Department of Thoracic Surgery, West China Hospital of Sichuan University, Chengdu, China.
JMIR Med Inform. 2025 Jan 9;13:e63924. doi: 10.2196/63924.
Artificial intelligence chatbots are being increasingly used for medical inquiries, particularly in the field of ultrasound medicine. However, their performance varies and is influenced by factors such as language, question type, and topic.
This study aimed to evaluate the performance of ChatGPT and ERNIE Bot in answering ultrasound-related medical examination questions, providing insights for users and developers.

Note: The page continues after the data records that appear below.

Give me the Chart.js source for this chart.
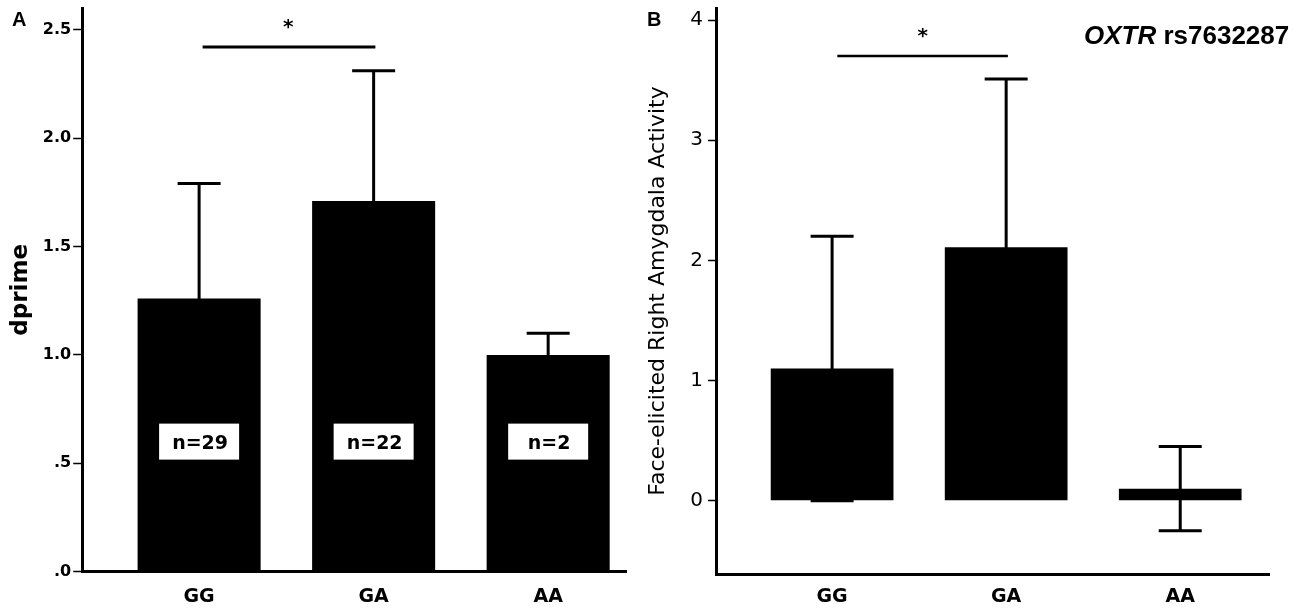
<!DOCTYPE html>
<html>
<head>
<meta charset="utf-8">
<script src="https://cdn.jsdelivr.net/npm/chart.js@4"></script>
<style>
  html, body { margin: 0; padding: 0; background: #fff; }
  body { width: 1300px; height: 614px; position: relative; overflow: hidden; }
  #wrapA { position: absolute; left: 0; top: 0; width: 630px; height: 614px; }
  #wrapB { position: absolute; left: 630px; top: 0; width: 670px; height: 614px; }
</style>
</head>
<body>
<div id="wrapA"><canvas id="chartA" width="630" height="614"></canvas></div>
<div id="wrapB"><canvas id="chartB" width="670" height="614"></canvas></div>
<script>
// ---------- data ----------
const categories = ['GG', 'GA', 'AA'];
const dprimeMeans = [1.26, 1.71, 1.00];
const dprimeErrors = [0.53, 0.60, 0.10];
const groupCounts = [29, 22, 2];
const dprimeTickLabels = ['.0', '.5', '1.0', '1.5', '2.0', '2.5'];
const amygdalaMeans = [1.10, 2.11, 0.10];
const amygdalaErrors = [1.10, 1.40, 0.35];
const amygdalaTickLabels = ['0', '1', '2', '3', '4'];

const FONT = '"DejaVu Sans", sans-serif';
const SANS = '"Liberation Sans", Arial, sans-serif';

// ---------- annotation plugin (error bars, significance, n-boxes, panel text) ----------
const annotPlugin = {
  id: 'annot',
  afterDatasetsDraw(chart, args, o) {
    const ctx = chart.ctx;
    const x = chart.scales.x, y = chart.scales.y;
    ctx.save();
    // error bars
    ctx.strokeStyle = '#000';
    ctx.lineWidth = 3;
    ctx.lineCap = 'butt';
    o.means.forEach((m, i) => {
      const px = x.getPixelForValue(i);
      const top = y.getPixelForValue(m + o.errors[i]);
      const bot = y.getPixelForValue(m - o.errors[i]);
      ctx.beginPath();
      ctx.moveTo(px, bot); ctx.lineTo(px, top);
      ctx.moveTo(px - 21.5, top); ctx.lineTo(px + 21.5, top);
      ctx.moveTo(px - 21.5, bot); ctx.lineTo(px + 21.5, bot);
      ctx.stroke();
    });
    // n boxes
    if (o.counts) {
      o.counts.forEach((n, i) => {
        const px = x.getPixelForValue(i);
        const py = y.getPixelForValue(o.countAt);
        ctx.fillStyle = '#fff';
        ctx.fillRect(px - 40, py - 18, 80, 36);
        ctx.fillStyle = '#000';
        ctx.font = 'bold 19px ' + FONT;
        ctx.textAlign = 'center';
        ctx.textBaseline = 'middle';
        ctx.fillText('n=' + n, px + 1, py + 2);
      });
    }
    // significance bar
    const sy = y.getPixelForValue(o.sig.y);
    const sx1 = x.getPixelForValue(o.sig.from), sx2 = x.getPixelForValue(o.sig.to);
    ctx.lineWidth = o.sig.width;
    ctx.beginPath(); ctx.moveTo(sx1, sy); ctx.lineTo(sx2, sy); ctx.stroke();
    ctx.fillStyle = '#000';
    ctx.font = 'bold 20px ' + FONT;
    ctx.textAlign = 'center';
    ctx.textBaseline = 'alphabetic';
    ctx.fillText('*', x.getPixelForValue(o.sig.star), sy - 14);
    // panel letter
    ctx.font = 'bold 20px ' + SANS;
    ctx.textAlign = 'left';
    ctx.fillText(o.letter, o.letterX, 26);
    // gene label
    if (o.gene) {
      let gx = o.gene.x;
      ctx.font = 'italic bold 26px ' + SANS;
      ctx.fillText(o.gene.italic, gx, 44);
      gx += ctx.measureText(o.gene.italic).width;
      ctx.font = 'bold 26px ' + SANS;
      ctx.fillText(o.gene.plain, gx, 44);
    }
    ctx.restore();
  }
};

function makeChart(id, cfg) {
  return new Chart(document.getElementById(id), {
    type: 'bar',
    data: {
      datasets: [{
        data: cfg.means.map((v, i) => ({ x: i, y: v })),
        backgroundColor: '#000',
        borderWidth: 0,
        categoryPercentage: 1,
        barPercentage: 0.705
      }]
    },
    options: {
      responsive: false,
      animation: false,
      devicePixelRatio: 1,
      layout: { padding: { left: 0, top: 8, right: cfg.padRight, bottom: 0 } },
      plugins: {
        legend: { display: false },
        tooltip: { enabled: false },
        annot: cfg.annot
      },
      scales: {
        x: {
          type: 'linear',
          offset: false,
          min: -0.667,
          max: cfg.xMax,
          afterFit: s => { s.height = cfg.xHeight; s.paddingLeft = 0; s.paddingRight = 0; },
          afterBuildTicks: s => { s.ticks = categories.map((c, i) => ({ value: i })); },
          grid: { display: false, drawTicks: false, offset: false },
          border: { display: true, color: '#000', width: 3 },
          ticks: {
            autoSkip: false,
            maxRotation: 0,
            padding: cfg.xPad,
            color: '#000',
            font: { family: FONT, size: 19, weight: 'bold' },
            callback: v => categories[v]
          }
        },
        y: {
          min: cfg.yMin,
          max: cfg.yMax,
          afterFit: s => { s.width = cfg.yWidth; s.paddingTop = 0; s.paddingBottom = 0; },
          ticks: {
            stepSize: cfg.step,
            includeBounds: false,
            padding: cfg.yTickPad,
            color: '#000',
            font: cfg.tickFont,
            callback: (v, i) => cfg.tickLabels[i]
          },
          grid: {
            display: true,
            drawOnChartArea: false,
            drawTicks: true,
            tickLength: cfg.tickLen,
            tickWidth: 1.5,
            tickColor: '#000'
          },
          border: { display: true, color: '#000', width: 3 },
          title: {
            display: true,
            text: cfg.yTitle,
            color: '#000',
            font: cfg.titleFont,
            padding: { top: cfg.titlePad, bottom: 0 }
          }
        }
      }
    },
    plugins: [annotPlugin]
  });
}

makeChart('chartA', {
  means: dprimeMeans,
  padRight: 3.3,
  xMax: 2.45,
  xHeight: 42.3,
  xPad: 14,
  yMin: 0, yMax: 2.6, step: 0.5,
  yWidth: 82.7,
  yTickPad: 2,
  tickLen: 9.5,
  tickLabels: dprimeTickLabels,
  tickFont: { family: FONT, size: 16, weight: 'bold' },
  yTitle: 'dprime',
  titleFont: { family: FONT, size: 23, weight: 'bold' },
  titlePad: 7.7,
  annot: {
    means: dprimeMeans, errors: dprimeErrors,
    counts: groupCounts, countAt: 0.6,
    sig: { from: 0.02, to: 1.01, y: 2.42, width: 3, star: 0.51 },
    letter: 'A', letterX: 12
  }
});

makeChart('chartB', {
  means: amygdalaMeans,
  padRight: 31,
  xMax: 2.51,
  xHeight: 40,
  xPad: 11.6,
  yMin: -0.61, yMax: 4.1, step: 1,
  yWidth: 86,
  yTickPad: 5,
  tickLen: 8,
  tickLabels: amygdalaTickLabels,
  tickFont: { family: FONT, size: 20, weight: 'normal' },
  yTitle: 'Face-elicited Right Amygdala Activity',
  titleFont: { family: FONT, size: 22, weight: 'normal' },
  titlePad: 14.8,
  annot: {
    means: amygdalaMeans, errors: amygdalaErrors,
    counts: null,
    sig: { from: 0.03, to: 1.01, y: 3.70, width: 2.5, star: 0.52 },
    letter: 'B', letterX: 17,
    gene: { x: 454, italic: 'OXTR', plain: ' rs7632287' }
  }
});
</script>
</body>
</html>
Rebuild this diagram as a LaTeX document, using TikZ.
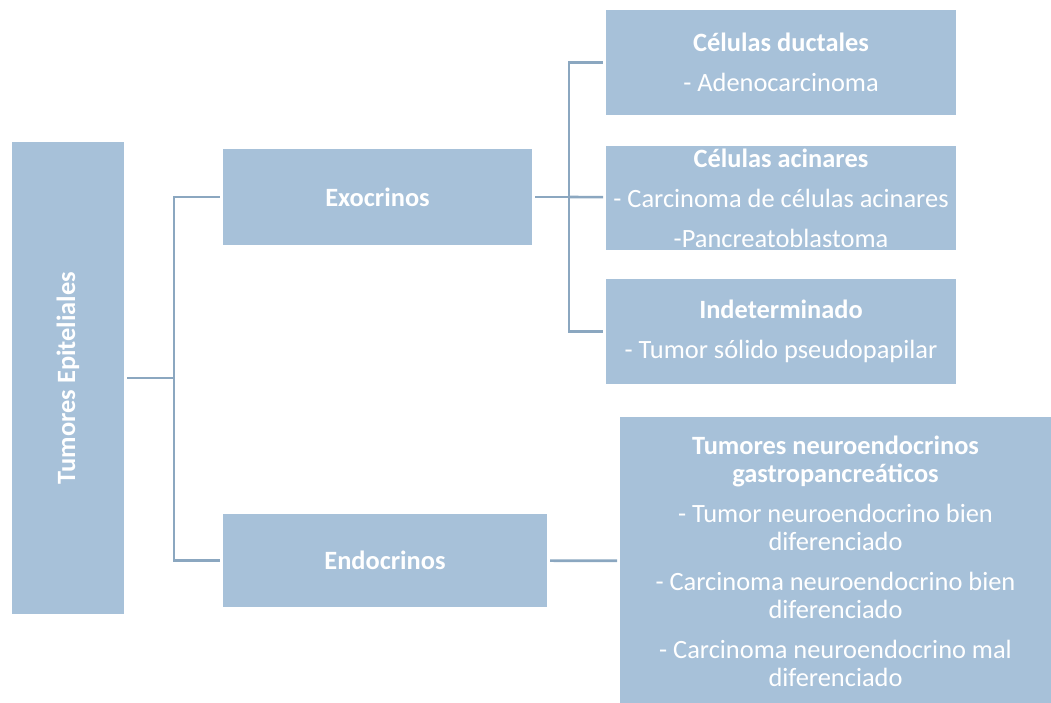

We curated 554 questions from ultrasound medicine examinations, covering various question types and topics. The questions were posed in both English and Chinese. Objective questions were scored based on accuracy rates, whereas subjective questions were rated by 5 experienced doctors using a Likert scale. The data were analyzed in Excel.
Of the 554 questions included in this study, single-choice questions comprised the largest share (354/554, 64%), followed by short answers (69/554, 12%) and noun explanations (63/554, 11%). The accuracy rates for objective questions ranged from 8.33% to 80%, with true or false questions scoring highest. Subjective questions received acceptability rates ranging from 47.62% to 75.36%. ERNIE Bot was superior to ChatGPT in many aspects (P<.05). Both models showed a performance decline in English, but ERNIE Bot's decline was less significant. The models performed better in terms of basic knowledge, ultrasound methods, and diseases than in terms of ultrasound signs and diagnosis.

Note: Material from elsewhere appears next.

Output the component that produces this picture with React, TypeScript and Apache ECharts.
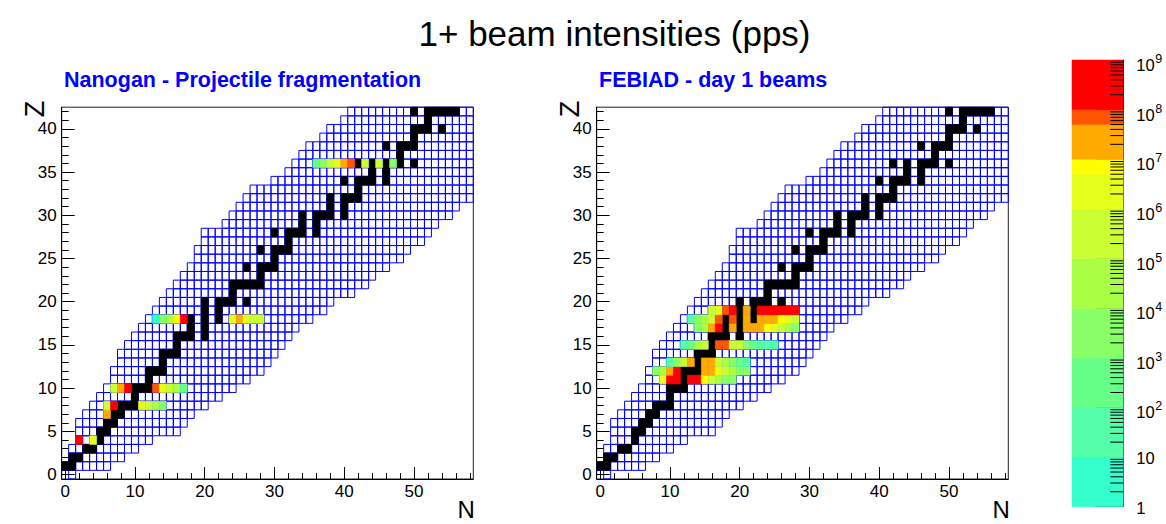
import React, { useEffect, useRef } from 'react';
import * as echarts from 'echarts';

const FONT = "'Liberation Sans', Arial, Helvetica, sans-serif";

// Known nuclides: for each Z (index) the lowest and highest N drawn
const N_MIN = [1, 0, 1, 1, 2, 2, 2, 3, 4, 5, 6, 7, 7, 8, 8, 9, 10, 11, 12, 13, 14, 15, 16, 17, 18, 19, 19, 20, 20, 23, 24, 25, 26, 27, 30, 32, 33, 34, 35, 37, 38, 40, 41];
const N_MAX = [1, 6, 8, 10, 12, 16, 17, 18, 20, 22, 24, 26, 28, 29, 30, 31, 32, 33, 35, 37, 38, 41, 43, 44, 46, 48, 49, 51, 52, 53, 55, 56, 58, 58, 58, 58, 58, 58, 58, 58, 58, 58, 58];

// Stable nuclides: N values for each Z (index)
const STABLE: number[][] = [
  [], [0, 1], [1, 2], [3, 4], [5], [5, 6], [6, 7], [7, 8], [8, 9, 10], [10],
  [10, 11, 12], [12], [12, 13, 14], [14], [14, 15, 16], [16], [16, 17, 18, 20], [18, 20], [18, 20, 22], [20, 22],
  [20, 22, 23, 24, 26], [24], [24, 25, 26, 27, 28], [28], [26, 28, 29, 30], [30], [28, 30, 31, 32], [32], [30, 32, 33, 34, 36], [34, 36],
  [34, 36, 37, 38, 40], [38, 40], [38, 40, 41, 42], [42], [40, 42, 43, 44, 46], [44, 46], [42, 44, 46, 47, 48, 50], [48], [46, 48, 49, 50], [50],
  [50, 51, 52, 54], [52], [50, 52, 53, 54, 55, 56],
];

// Beam intensities [N, Z, pps]
const NANOGAN: number[][] = [
  [2, 4, 2e8], [4, 4, 2e6],
  [6, 7, 2e7],
  [6, 8, 5e5], [7, 8, 2e8], [11, 8, 2e6], [12, 8, 5e5], [13, 8, 5e4], [14, 8, 5e3],
  [7, 10, 5e5], [8, 10, 2e7], [9, 10, 2e8], [13, 10, 7e7], [14, 10, 2e6], [15, 10, 5e5], [16, 10, 5e4], [17, 10, 500],
  [13, 18, 5], [14, 18, 5e3], [15, 18, 5e4], [16, 18, 7e6], [17, 18, 2e8], [24, 18, 2e6], [25, 18, 2e7], [26, 18, 2e6], [27, 18, 5e5], [28, 18, 5e5],
  [36, 36, 500], [37, 36, 5e3], [38, 36, 5e5], [39, 36, 2e6], [40, 36, 2e7], [41, 36, 7e7], [43, 36, 5e5], [45, 36, 5e5], [47, 36, 5e3],
];

const FEBIAD: number[][] = [
  [9, 11, 2e6], [10, 11, 2e8], [11, 11, 2e8], [13, 11, 2e8], [14, 11, 2e8], [15, 11, 7e6], [16, 11, 5e5], [17, 11, 5e4], [18, 11, 5e3], [19, 11, 5e3],
  [8, 12, 5e3], [9, 12, 5e4], [10, 12, 2e7], [11, 12, 2e8], [15, 12, 2e7], [16, 12, 2e7], [17, 12, 2e6], [18, 12, 5e5], [19, 12, 5e4], [20, 12, 5e3], [21, 12, 5e3],
  [10, 13, 50], [11, 13, 5e3], [12, 13, 5e5], [13, 13, 2e7], [15, 13, 2e7], [16, 13, 2e7], [17, 13, 5e5], [18, 13, 5e4], [19, 13, 5e3], [20, 13, 500], [21, 13, 50],
  [12, 15, 50], [13, 15, 500], [14, 15, 5e4], [15, 15, 5e5], [17, 15, 7e7], [18, 15, 7e7], [19, 15, 5e5], [20, 15, 5e5], [21, 15, 5e3], [22, 15, 500], [23, 15, 50], [24, 15, 50], [25, 15, 50],
  [14, 17, 5e3], [15, 17, 5e4], [16, 17, 2e7], [17, 17, 2e8], [19, 17, 2e7], [21, 17, 2e7], [22, 17, 2e7], [23, 17, 2e7], [24, 17, 7e6], [25, 17, 2e6], [26, 17, 5e5], [27, 17, 5e4], [28, 17, 5e3],
  [13, 18, 50], [14, 18, 5e3], [15, 18, 5e4], [16, 18, 5e5], [17, 18, 7e7], [19, 18, 7e7], [21, 18, 2e7], [23, 18, 2e7], [24, 18, 2e7], [25, 18, 2e7], [26, 18, 7e6], [27, 18, 2e6], [28, 18, 5e5],
  [16, 19, 5e5], [17, 19, 2e6], [18, 19, 7e7], [19, 19, 2e8], [21, 19, 2e7], [23, 19, 2e8], [24, 19, 2e8], [25, 19, 2e8], [26, 19, 2e8], [27, 19, 2e8], [28, 19, 2e8],
];

// Colour contours (pps) and their colours
const LEVELS = [1, 10, 100, 1e3, 1e4, 1e5, 1e6, 5e6, 1e7, 5e7, 1e8, 1e9];
const LEVEL_COLORS = ['#33ffcc', '#55ffaa', '#66ff88', '#88ff66', '#aaff44', '#ccff33', '#e5ff1a', '#ffff00', '#ffaa00', '#ff5500', '#ff0000'];

const X_MAJOR = [0, 10, 20, 30, 40, 50];
const X_MINOR = Array.from({ length: 30 }, (_, i) => i * 2);
const Y_MAJOR = [0, 5, 10, 15, 20, 25, 30, 35, 40];
const Y_MINOR = Array.from({ length: 43 }, (_, i) => i);
const CB_DECADES = [0, 1, 2, 3, 4, 5, 6, 7, 8, 9];
const CB_MINOR_MULT = [2, 3, 4, 5, 6, 7, 8, 9];

const TITLE = '1+ beam intensities (pps)';
const PANEL_TITLES = ['Nanogan - Projectile fragmentation', 'FEBIAD - day 1 beams'];

function colorOf(v: number) {
  for (let i = 0; i < LEVEL_COLORS.length; i++) {
    if (v < LEVELS[i + 1]) return LEVEL_COLORS[i];
  }
  return LEVEL_COLORS[LEVEL_COLORS.length - 1];
}

function cellShape(api: any) {
  const n = api.value(0);
  const z = api.value(1);
  const p0 = api.coord([n - 0.5, z + 0.5]);
  const p1 = api.coord([n + 0.5, z - 0.5]);
  return { x: p0[0], y: p0[1], width: p1[0] - p0[0], height: p1[1] - p0[1] };
}

const knownCells: number[][] = [];
N_MIN.forEach((lo, z) => {
  for (let n = lo; n <= N_MAX[z]; n++) knownCells.push([n, z]);
});
const stableCells: number[][] = [];
STABLE.forEach((ns, z) => ns.forEach((n) => stableCells.push([n, z])));

const GRID_W = 411.6;
const GRID_H = 371.8;
const GRID_TOP = 107.2;
const PANEL_LEFT = [61.7, 596.7];

export default function App() {
  const ref = useRef<HTMLDivElement>(null);

  useEffect(() => {
    if (!ref.current) return;
    const chart = echarts.init(ref.current, null, { renderer: 'svg' });

    const xAxes: any[] = [];
    const yAxes: any[] = [];
    const series: any[] = [];
    const graphics: any[] = [];

    PANEL_LEFT.forEach((left, g) => {
      xAxes.push({
        gridIndex: g, type: 'value', min: -0.5, max: 58.5, position: 'bottom',
        axisLine: { show: true, onZero: false, lineStyle: { color: '#000', width: 1 } },
        axisTick: { show: true, inside: true, length: 12, customValues: X_MAJOR, lineStyle: { color: '#000' } },
        axisLabel: { show: true, customValues: X_MAJOR, margin: 4, fontSize: 17, fontFamily: FONT, color: '#000' },
        splitLine: { show: false },
      });
      xAxes.push({
        gridIndex: g, type: 'value', min: -0.5, max: 58.5, position: 'bottom',
        axisLine: { show: false, onZero: false },
        axisTick: { show: true, inside: true, length: 6, customValues: X_MINOR, lineStyle: { color: '#000' } },
        axisLabel: { show: false },
        splitLine: { show: false },
      });
      yAxes.push({
        gridIndex: g, type: 'value', min: -0.5, max: 42.5, position: 'left',
        axisLine: { show: true, onZero: false, lineStyle: { color: '#000', width: 1 } },
        axisTick: { show: true, inside: true, length: 13, customValues: Y_MAJOR, lineStyle: { color: '#000' } },
        axisLabel: { show: true, customValues: Y_MAJOR, margin: 5, fontSize: 17, fontFamily: FONT, color: '#000' },
        splitLine: { show: false },
      });
      yAxes.push({
        gridIndex: g, type: 'value', min: -0.5, max: 42.5, position: 'left',
        axisLine: { show: false, onZero: false },
        axisTick: { show: true, inside: true, length: 7, customValues: Y_MINOR, lineStyle: { color: '#000' } },
        axisLabel: { show: false },
        splitLine: { show: false },
      });
      const xi = g * 2;
      const yi = g * 2;
      series.push({
        type: 'custom', xAxisIndex: xi, yAxisIndex: yi, data: knownCells, silent: true,
        renderItem: (_p: any, api: any) => ({
          type: 'rect', shape: cellShape(api),
          style: { fill: 'none', stroke: '#0000ff', lineWidth: 1 },
        }),
      });
      series.push({
        type: 'custom', xAxisIndex: xi, yAxisIndex: yi, data: stableCells, silent: true,
        renderItem: (_p: any, api: any) => ({
          type: 'rect', shape: cellShape(api),
          style: { fill: '#000', stroke: '#000', lineWidth: 0.6 },
        }),
      });
      series.push({
        type: 'custom', xAxisIndex: xi, yAxisIndex: yi, data: g === 0 ? NANOGAN : FEBIAD, silent: true,
        renderItem: (_p: any, api: any) => {
          const c = colorOf(api.value(2));
          return { type: 'rect', shape: cellShape(api), style: { fill: c, stroke: c, lineWidth: 0.6 } };
        },
      });

      graphics.push({
        type: 'text', x: left + 2.3, y: 79.5,
        style: {
          text: PANEL_TITLES[g], fontSize: 21.5, fontWeight: 'bold', fontFamily: FONT, fill: '#0000ff',
          align: 'left', verticalAlign: 'middle', textAlign: 'left', textVerticalAlign: 'middle',
        },
      });
      graphics.push({
        type: 'text', x: left - 26.5, y: 109, rotation: Math.PI / 2,
        style: {
          text: 'Z', fontSize: 27, lineHeight: 22, fontFamily: FONT, fill: '#000',
          align: 'center', verticalAlign: 'middle', textAlign: 'center', textVerticalAlign: 'middle',
        },
      });
      graphics.push({
        type: 'text', x: left + GRID_W + 1.5, y: 509.5,
        style: {
          text: 'N', fontSize: 24, lineHeight: 20, fontFamily: FONT, fill: '#000',
          align: 'right', verticalAlign: 'middle', textAlign: 'right', textVerticalAlign: 'middle',
        },
      });
    });

    // colour bar axes
    xAxes.push({ gridIndex: 2, type: 'value', min: 0, max: 1, show: false });
    yAxes.push({
      gridIndex: 2, type: 'value', min: 0, max: 9, interval: 1, position: 'right',
      axisLine: { show: true, onZero: false, lineStyle: { color: '#000', width: 1 } },
      axisTick: { show: true, inside: true, length: 28, lineStyle: { color: '#000' } },
      axisLabel: { show: false },
      splitLine: { show: false },
    });

    const bandData = LEVEL_COLORS.map((_c, i) => [Math.log10(LEVELS[i]), Math.log10(LEVELS[i + 1]), i]);
    series.push({
      type: 'custom', xAxisIndex: 4, yAxisIndex: 4, data: bandData, silent: true, z: 1,
      renderItem: (_p: any, api: any) => {
        const lo = api.value(0);
        const hi = api.value(1);
        const c = LEVEL_COLORS[api.value(2)];
        const p0 = api.coord([0, hi]);
        const p1 = api.coord([1, lo]);
        return {
          type: 'rect',
          shape: { x: p0[0], y: p0[1], width: p1[0] - p0[0], height: p1[1] - p0[1] },
          style: { fill: c, stroke: c, lineWidth: 0.5 },
        };
      },
    });
    const minorData: number[][] = [];
    CB_DECADES.slice(0, -1).forEach((d) => CB_MINOR_MULT.forEach((k) => minorData.push([1, d + Math.log10(k)])));
    series.push({
      type: 'custom', xAxisIndex: 4, yAxisIndex: 4, data: minorData, silent: true, z: 3,
      renderItem: (_p: any, api: any) => {
        const p = api.coord([1, api.value(1)]);
        return {
          type: 'line',
          shape: { x1: p[0] - 13, y1: p[1], x2: p[0], y2: p[1] },
          style: { stroke: '#000', lineWidth: 1 },
        };
      },
    });
    series.push({
      type: 'custom', xAxisIndex: 4, yAxisIndex: 4, data: CB_DECADES.map((d) => [1, d]), silent: true, clip: false, z: 3,
      renderItem: (_p: any, api: any) => {
        const d = api.value(1);
        const p = api.coord([1, d]);
        const x = p[0] + 13;
        const base = {
          fontSize: 16.5, fontFamily: FONT, fill: '#000',
          align: 'left', verticalAlign: 'middle', textAlign: 'left', textVerticalAlign: 'middle',
        };
        if (d < 2) {
          return { type: 'text', x, y: p[1] + 1, style: { ...base, text: d === 0 ? '1' : '10' } };
        }
        return {
          type: 'group',
          children: [
            { type: 'text', x, y: p[1] + 5, style: { ...base, text: '10' } },
            { type: 'text', x: x + 19, y: p[1] - 1, style: { ...base, fontSize: 12.5, text: String(d) } },
          ],
        };
      },
    });

    graphics.push({
      type: 'text', x: 614.5, y: 33,
      style: {
        text: TITLE, fontSize: 35, fontFamily: FONT, fill: '#000',
        align: 'center', verticalAlign: 'middle', textAlign: 'center', textVerticalAlign: 'middle',
      },
    });

    chart.setOption({
      animation: false,
      backgroundColor: '#ffffff',
      grid: [
        { left: PANEL_LEFT[0], top: GRID_TOP, width: GRID_W, height: GRID_H, show: true, borderColor: '#222', borderWidth: 1, backgroundColor: 'transparent' },
        { left: PANEL_LEFT[1], top: GRID_TOP, width: GRID_W, height: GRID_H, show: true, borderColor: '#222', borderWidth: 1, backgroundColor: 'transparent' },
        { left: 1072, top: 60, width: 51.3, height: 446.7 },
      ],
      xAxis: xAxes,
      yAxis: yAxes,
      series,
      graphic: graphics,
    });

    return () => chart.dispose();
  }, []);

  return <div ref={ref} style={{ position: 'fixed', left: 0, top: 0, width: 1166, height: 524, background: '#fff' }} />;
}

Chatbots can provide valuable ultrasound-related answers, but performance differs by model and is influenced by language, question type, and topic. In general, ERNIE Bot outperforms ChatGPT. Users and developers should understand model performance characteristics and select appropriate models for different questions and languages to optimize chatbot use.
人工智能聊天机器人越来越多地用于医学咨询,尤其是在超声医学领域。然而,它们的表现各不相同,并受到语言、问题类型和主题等因素的影响。
本研究旨在评估ChatGPT和文心一言在回答超声相关医学检查问题方面的表现,为用户和开发者提供见解。
我们从超声医学检查中挑选了554个问题,涵盖各种问题类型和主题。问题以英文和中文提出。客观题根据准确率评分,而主观题由5名经验丰富的医生使用李克特量表进行评分。数据在Excel中进行分析。
在本研究纳入的554个问题中,单项选择题占比最大(354/554,64%),其次是简答题(69/554,12%)和名词解释(63/554,11%)。客观题的准确率在8.33%至80%之间,是非题得分最高。主观题的可接受率在47.62%至75.36%之间。文心一言在许多方面优于ChatGPT(P<0.05)。两种模型在英文方面的表现均有所下降,但文心一言的下降幅度较小。模型在基础知识、超声方法和疾病方面的表现优于超声征象和诊断方面。
聊天机器人可以提供有价值的超声相关答案,但不同模型的表现存在差异,并受到语言、问题类型和主题的影响。总体而言,文心一言的表现优于ChatGPT。用户和开发者应了解模型的性能特点,并针对不同的问题和语言选择合适的模型,以优化聊天机器人的使用。